Volkswagen verfolgt seit 1989 offiziell das Ziel den Frauenanteil auf allen Ebenen zu erhöhen. Mit der Recruiting-Kampagne „Hello possible“ und der Diversity-Werkstatt zur Neugestaltung von Stellenanzeigen arbeitet Volkswagen daran die Vielfalt der Bewerber*innen und damit die Vielfalt der Mitarbeiter*innen zu erhöhen.

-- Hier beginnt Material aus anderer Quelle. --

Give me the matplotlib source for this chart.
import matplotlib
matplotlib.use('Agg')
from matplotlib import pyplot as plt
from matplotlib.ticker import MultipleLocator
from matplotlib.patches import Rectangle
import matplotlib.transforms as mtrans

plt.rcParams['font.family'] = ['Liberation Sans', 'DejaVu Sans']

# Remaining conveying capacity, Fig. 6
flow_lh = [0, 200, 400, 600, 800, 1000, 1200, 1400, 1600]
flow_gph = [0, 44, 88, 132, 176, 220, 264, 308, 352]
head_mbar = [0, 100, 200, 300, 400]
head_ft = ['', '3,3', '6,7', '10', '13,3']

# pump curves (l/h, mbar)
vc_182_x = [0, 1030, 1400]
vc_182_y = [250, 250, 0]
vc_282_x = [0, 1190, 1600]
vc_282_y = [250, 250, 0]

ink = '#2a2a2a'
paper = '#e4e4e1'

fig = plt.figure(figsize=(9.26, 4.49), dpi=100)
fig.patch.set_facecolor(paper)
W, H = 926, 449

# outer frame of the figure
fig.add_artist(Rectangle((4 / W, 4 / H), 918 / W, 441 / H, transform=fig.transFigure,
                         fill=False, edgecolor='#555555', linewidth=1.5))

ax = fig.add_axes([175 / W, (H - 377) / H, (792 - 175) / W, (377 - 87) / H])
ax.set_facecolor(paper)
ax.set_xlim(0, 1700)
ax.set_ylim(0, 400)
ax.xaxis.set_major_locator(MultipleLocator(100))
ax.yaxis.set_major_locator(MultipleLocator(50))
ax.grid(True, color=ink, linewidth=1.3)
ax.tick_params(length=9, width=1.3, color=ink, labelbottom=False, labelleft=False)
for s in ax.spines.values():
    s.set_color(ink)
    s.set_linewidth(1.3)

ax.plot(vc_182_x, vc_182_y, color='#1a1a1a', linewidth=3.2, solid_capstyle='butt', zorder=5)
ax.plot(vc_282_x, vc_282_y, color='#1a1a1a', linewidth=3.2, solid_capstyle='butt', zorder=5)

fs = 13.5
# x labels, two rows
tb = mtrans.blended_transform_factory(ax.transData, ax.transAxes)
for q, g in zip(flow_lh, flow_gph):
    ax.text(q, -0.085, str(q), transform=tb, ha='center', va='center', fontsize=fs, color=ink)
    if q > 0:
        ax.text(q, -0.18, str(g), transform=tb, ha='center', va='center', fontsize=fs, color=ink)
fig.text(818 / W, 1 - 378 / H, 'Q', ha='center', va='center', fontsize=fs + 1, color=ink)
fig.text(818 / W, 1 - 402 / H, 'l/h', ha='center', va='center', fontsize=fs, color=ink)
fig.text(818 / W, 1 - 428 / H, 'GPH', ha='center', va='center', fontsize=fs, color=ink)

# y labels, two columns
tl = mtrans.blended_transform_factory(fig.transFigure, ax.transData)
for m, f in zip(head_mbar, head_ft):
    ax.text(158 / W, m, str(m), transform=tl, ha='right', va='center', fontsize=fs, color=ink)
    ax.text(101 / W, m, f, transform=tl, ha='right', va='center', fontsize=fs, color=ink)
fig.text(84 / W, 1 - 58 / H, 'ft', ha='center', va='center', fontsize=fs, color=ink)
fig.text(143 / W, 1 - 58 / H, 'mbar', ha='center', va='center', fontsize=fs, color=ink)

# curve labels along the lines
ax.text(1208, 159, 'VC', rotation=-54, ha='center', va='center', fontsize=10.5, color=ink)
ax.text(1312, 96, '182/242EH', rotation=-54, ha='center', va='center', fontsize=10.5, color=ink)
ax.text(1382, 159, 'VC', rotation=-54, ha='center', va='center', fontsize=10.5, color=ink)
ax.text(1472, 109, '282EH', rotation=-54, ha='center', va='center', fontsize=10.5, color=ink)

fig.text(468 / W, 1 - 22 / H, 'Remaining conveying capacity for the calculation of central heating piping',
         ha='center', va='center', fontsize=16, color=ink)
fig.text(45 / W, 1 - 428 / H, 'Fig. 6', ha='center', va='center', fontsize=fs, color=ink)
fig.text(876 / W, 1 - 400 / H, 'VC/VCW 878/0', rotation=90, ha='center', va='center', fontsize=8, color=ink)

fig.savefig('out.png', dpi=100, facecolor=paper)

„Im Volkswagen-Konzern teilen wir gezielt Best Practices miteinander,“ berichtet Elke Heitmüller, Leiterin des Konzern Diversity Management bei Volkswagen. „Bei Scania entstand die Idee Stellenanzeigen mit dem Fokus auf die Vorzüge der Position (anstelle der Anforderungen) zu formulieren, um den Frauenanteil unter den Bewerber*innen zu erhöhen. Bei Scania waren 40% der Bewerber der neu gestalteten Anzeige Frauen – doppelt so viele wie der durchschnittliche Anteil bei vergleichbaren Positionen. Diese Idee griffen wir auf und setzen sie in ersten Pilotbereichen in der VW AG um.“

In zweistündigen Terminen bringen Vertreter*innen des Diversity-Teams Personen zusammen, die Stellenanzeigen erstellen. In einer Diversity-Werkstatt entscheiden sich die Teilnehmer*innen für eine konkrete Stelle, für die eine Stellenanzeige geschaltet werden soll. „Wir hatten eine Stelle intern ausgeschrieben und nur 8 Bewerbungen bekommen. Leider hat uns keine/r der Bewerber*innen überzeugt. Da kam die Diversity-Werkstatt wie gerufen. Wir waren sehr neugierig, ob eine andere Gestaltungs- und Formulierungsweise die Bewerberzahl erhöhen könnte“, sagt Anette Cassel, Unterabteilungsleitung in der Technischen Entwicklung.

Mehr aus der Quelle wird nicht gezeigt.